LOS ANGELES Los Angeles police Chief Charlie Beck says the review of ex-officer Christopher Dorner's firing is under way, but it's too early to comment on the re-examination.

New details of Dorner's final hours

Beck told a press conference Tuesday that he doesn't discount the effect that Dorner's manifesto has had on the reputation of the Police Department.

Dorner, who was black, claimed he was subjected to racism and was targeted for reporting misconduct. He died of an apparently self-inflicted gunshot during a mountain cabin siege that followed a spree of violence in which authorities say he killed four people and wounded three.

Beck says he hopes the $1 million reward offered during the manhunt will be paid. But he says it has to be done fairly, whether it goes to one individual or is split among several.

"Not only is this reward the largest in local law enforcement history, it's also one of the most complicated," Beck said, according to CBSLos Angeles affiliate KCAL-TV. "It is my desire that the reward money be used. We generated countless tips because of it.

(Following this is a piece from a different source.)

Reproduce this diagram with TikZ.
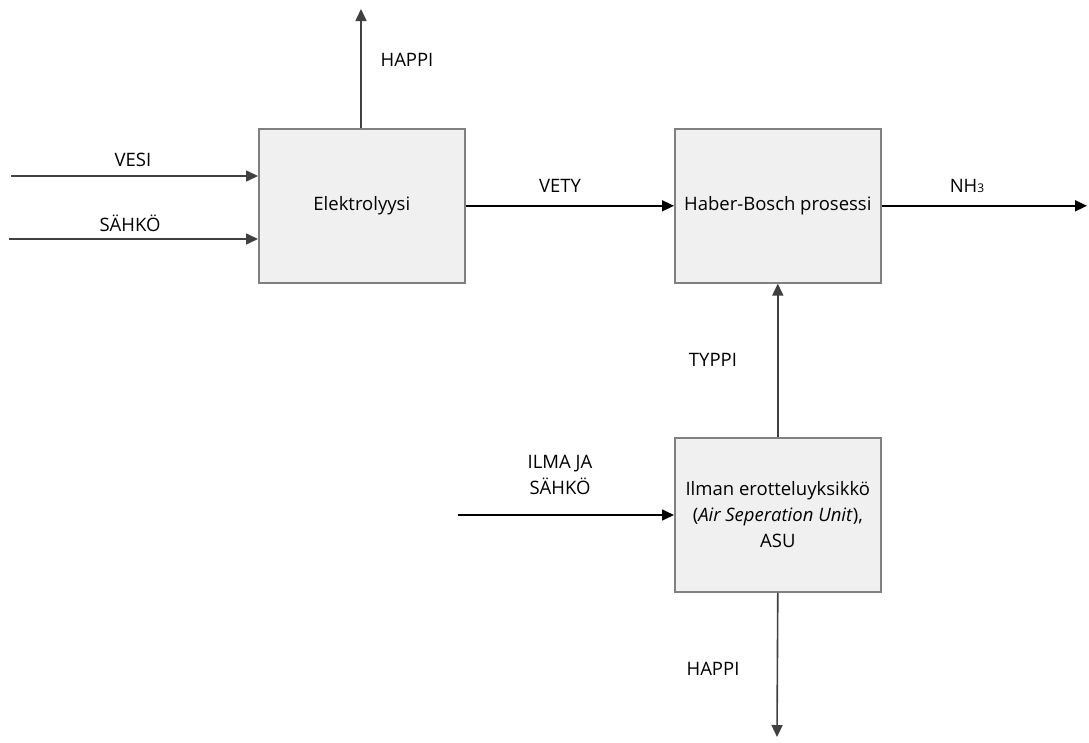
\documentclass[tikz,border=0pt]{standalone}
\usepackage{fontspec}
\setmainfont{Open Sans}
\usetikzlibrary{arrows.meta}
\begin{document}
\begin{tikzpicture}[x=1pt,y=-1pt,
  font=\fontsize{18.5}{26}\selectfont,
  proc/.style={draw=black!50,line width=1.6pt,fill=black!6,minimum width=206pt,minimum height=154pt,inner sep=0pt,align=center,anchor=north west},
  flow/.style={draw=black!75,line width=1.6pt,-{Triangle[length=12pt,width=11pt]}},
  lbl/.style={inner sep=0pt,align=center}]
\useasboundingbox (0,0) rectangle (1089,742);
\node[proc] (el) at (258,128) {Elektrolyysi};
\node[proc] (hb) at (674,128) {Haber-Bosch prosessi};
\node[proc] (asu) at (674,437) {Ilman erotteluyksikkö\\(\textit{Air Seperation Unit}),\\ASU};
\coordinate (vesi) at (11,176);
\coordinate (sahko) at (9,239);
\coordinate (happi1) at (361,9);
\coordinate (nh3) at (1087,205);
\coordinate (ilma) at (458,515);
\coordinate (happi2) at (777,737);
\draw[flow] (vesi) -- (vesi -| el.west);
\draw[flow] (sahko) -- (sahko -| el.west);
\draw[flow] (el.north -| happi1) -- (happi1);
\draw[flow,draw=black] (el.east) -- (hb.west);
\draw[flow,draw=black] (hb.east) -- (hb.east -| nh3);
\draw[flow] (asu.north) -- (hb.south);
\draw[flow,draw=black] (ilma) -- (ilma -| asu.west);
\draw[flow] (asu.south) -- (happi2);
\node[lbl] (lvesi) at (133,160) {VESI};
\node[lbl] (lsahko) at (130,223) {SÄHKÖ};
\node[lbl] (lhappi1) at (407,60) {HAPPI};
\node[lbl] (lvety) at (560,186) {VETY};
\node[lbl] (lnh3) at (967,186) {NH{\fontsize{12}{12}\selectfont 3}};
\node[lbl] (ltyppi) at (713,360) {TYPPI};
\node[lbl] (lilma) at (560,475) {ILMA JA\\SÄHKÖ};
\node[lbl] (lhappi2) at (713,669) {HAPPI};
\end{tikzpicture}
\end{document}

It should be paid out."

Beck also stressed that the families of the officers that Dorner targeted endured unimaginable fear and were forced to hide in their homes until the manhunt ended.

"Yes, we're police officers. We all sign up for something where we're at risk. Our families don't sign up for that, our children don't sign up for that," Beck said.

One couple on Dorner's revenge list, both police officers, told CBS News correspondent John Miller what it was like to be under protection during the manhunt.

Exclusive: Dorner's top targets speak out

"What really made it different for me, and what really drove it home, was that he already acted. He had already killed somebody else's child," said Phil Tingirides. He and his wife Emada have six children.

Dorner is charged with killing Monica Quan, 28, and her 27-year-old fiance, Keith Lawrence. Quan's father, former LAPD officer Randal, represented Dorner in front of a disciplinary board when he was fired. Tingirides was also on that board.

Riverside officer Michael Crain, 34, and San Bernardino Det. Jeremiah MacKay, 35, were both killed during gun battles with Dorner.